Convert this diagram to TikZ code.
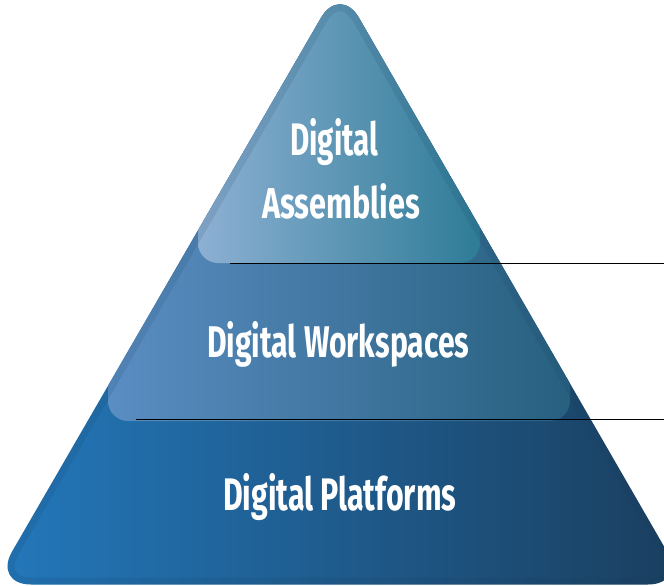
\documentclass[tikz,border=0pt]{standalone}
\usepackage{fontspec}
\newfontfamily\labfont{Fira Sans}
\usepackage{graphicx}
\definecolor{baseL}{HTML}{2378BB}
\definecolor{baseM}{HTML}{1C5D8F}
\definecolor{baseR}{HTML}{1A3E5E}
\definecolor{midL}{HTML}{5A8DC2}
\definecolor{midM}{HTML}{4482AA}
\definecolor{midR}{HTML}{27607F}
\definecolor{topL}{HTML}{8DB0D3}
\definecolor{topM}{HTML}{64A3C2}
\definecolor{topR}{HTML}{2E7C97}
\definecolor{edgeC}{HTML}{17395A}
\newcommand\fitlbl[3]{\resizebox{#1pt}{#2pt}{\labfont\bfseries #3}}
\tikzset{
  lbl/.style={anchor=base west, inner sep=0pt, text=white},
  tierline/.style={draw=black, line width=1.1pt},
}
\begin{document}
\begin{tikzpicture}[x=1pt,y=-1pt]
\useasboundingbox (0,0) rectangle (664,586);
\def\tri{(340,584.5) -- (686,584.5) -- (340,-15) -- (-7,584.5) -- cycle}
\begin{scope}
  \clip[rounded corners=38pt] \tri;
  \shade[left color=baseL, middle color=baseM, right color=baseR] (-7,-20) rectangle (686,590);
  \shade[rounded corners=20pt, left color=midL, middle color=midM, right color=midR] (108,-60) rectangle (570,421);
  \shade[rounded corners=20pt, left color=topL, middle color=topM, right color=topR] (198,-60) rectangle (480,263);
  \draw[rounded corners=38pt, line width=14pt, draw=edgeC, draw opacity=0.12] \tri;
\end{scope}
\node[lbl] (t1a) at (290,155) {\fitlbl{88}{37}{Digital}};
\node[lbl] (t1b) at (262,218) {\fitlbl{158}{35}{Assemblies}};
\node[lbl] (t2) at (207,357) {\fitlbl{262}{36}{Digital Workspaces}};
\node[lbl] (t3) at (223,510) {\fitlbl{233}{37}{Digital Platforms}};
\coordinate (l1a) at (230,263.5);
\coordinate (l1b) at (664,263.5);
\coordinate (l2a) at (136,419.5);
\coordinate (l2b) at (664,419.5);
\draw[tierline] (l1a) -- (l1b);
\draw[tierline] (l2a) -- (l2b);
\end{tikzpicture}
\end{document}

++++

• **What the task asks**
Give every line back word for word and leave the pictures out.

• **Correct output**
Convert this diagram to TikZ code.
\documentclass[tikz,border=0pt]{standalone}
\usepackage{fontspec}
\newfontfamily\labfont{Fira Sans}
\usepackage{graphicx}
\definecolor{baseL}{HTML}{2378BB}
\definecolor{baseM}{HTML}{1C5D8F}
\definecolor{baseR}{HTML}{1A3E5E}
\definecolor{midL}{HTML}{5A8DC2}
\definecolor{midM}{HTML}{4482AA}
\definecolor{midR}{HTML}{27607F}
\definecolor{topL}{HTML}{8DB0D3}
\definecolor{topM}{HTML}{64A3C2}
\definecolor{topR}{HTML}{2E7C97}
\definecolor{edgeC}{HTML}{17395A}
\newcommand\fitlbl[3]{\resizebox{#1pt}{#2pt}{\labfont\bfseries #3}}
\tikzset{
  lbl/.style={anchor=base west, inner sep=0pt, text=white},
  tierline/.style={draw=black, line width=1.1pt},
}
\begin{document}
\begin{tikzpicture}[x=1pt,y=-1pt]
\useasboundingbox (0,0) rectangle (664,586);
\def\tri{(340,584.5) -- (686,584.5) -- (340,-15) -- (-7,584.5) -- cycle}
\begin{scope}
  \clip[rounded corners=38pt] \tri;
  \shade[left color=baseL, middle color=baseM, right color=baseR] (-7,-20) rectangle (686,590);
  \shade[rounded corners=20pt, left color=midL, middle color=midM, right color=midR] (108,-60) rectangle (570,421);
  \shade[rounded corners=20pt, left color=topL, middle color=topM, right color=topR] (198,-60) rectangle (480,263);
  \draw[rounded corners=38pt, line width=14pt, draw=edgeC, draw opacity=0.12] \tri;
\end{scope}
\node[lbl] (t1a) at (290,155) {\fitlbl{88}{37}{Digital}};
\node[lbl] (t1b) at (262,218) {\fitlbl{158}{35}{Assemblies}};
\node[lbl] (t2) at (207,357) {\fitlbl{262}{36}{Digital Workspaces}};
\node[lbl] (t3) at (223,510) {\fitlbl{233}{37}{Digital Platforms}};
\coordinate (l1a) at (230,263.5);
\coordinate (l1b) at (664,263.5);
\coordinate (l2a) at (136,419.5);
\coordinate (l2b) at (664,419.5);
\draw[tierline] (l1a) -- (l1b);
\draw[tierline] (l2a) -- (l2b);
\end{tikzpicture}
\end{document}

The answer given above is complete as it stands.